Users Prefer Claude Sonnet 4.6 Over Opus 4.5 in Head-to-Head Tests
Anthropic reveals 59% of users preferred Sonnet 4.6 over the previous flagship Opus 4.5, citing better instruction following.
Mid-Tier Model Outperforms Previous Flagship
In what Anthropic calls a "generational leap," user testing shows Claude Sonnet 4.6 defeating the previous flagship Opus 4.5 in preference tests.
Testing Results
Sonnet 4.6 vs Sonnet 4.5: 70% preferred Sonnet 4.6 Sonnet 4.6 vs Opus 4.5: 59% preferred Sonnet 4.6Why Users Prefer Sonnet 4.6
Qualitative feedback highlighted three factors:
1. Better Instruction Following
"Sonnet 4.6 actually does what I ask. Opus would often 'improve' my request in ways I didn't want."
2. Fewer Hallucinations
"Less confident in wrong answers. When Sonnet 4.6 doesn't know something, it says so rather than making things up."

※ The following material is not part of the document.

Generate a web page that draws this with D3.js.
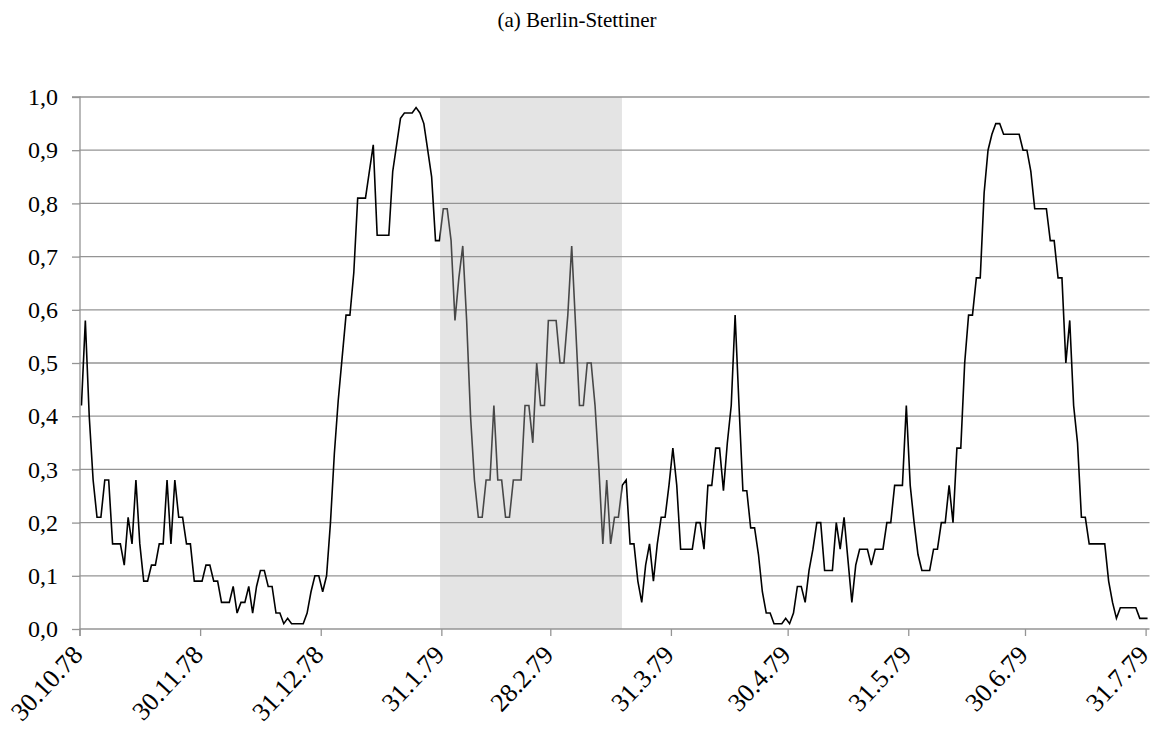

3. Reduced Over-Engineering
"Asked for a simple function, got a simple function. Not a framework with dependency injection and abstract interfaces."
Benchmark Context
This preference data aligns with benchmarks:
| Metric | Sonnet 4.6 | Opus 4.5 |
| SWE-bench | 79.6% | 77.2% |
| OSWorld | 72.5% | 61.4% |
| GDPval-AA | 1633 Elo | ~1550 |
Pricing Implications
The preference data makes Sonnet 4.6 even more compelling:
- Opus 4.5: $15/$75 per million tokens
- Sonnet 4.6: $3/$15 per million tokens
Users get better perceived quality at 20% of the cost.
Enterprise Reaction
"We were planning an Opus 4.5 deployment for Q2. These results have us reconsidering. Why pay 5x for something users like less?" — CTO, Enterprise SaaS company
Opus 4.6 Still Has a Place
Anthropic notes Opus 4.6 (the new flagship) still excels for:
- PhD-level scientific reasoning (91.3% GPQA vs 74.1%)
- Multi-agent coordination
- Extreme long-context retrieval (76% vs 18% on MRCR)
But for most applications, Sonnet 4.6 appears to be the optimal choice.
What This Means
The AI industry is seeing compression: mid-tier models reaching flagship performance while maintaining cost efficiency. Anthropic's strategy of rapid iteration appears to be paying off.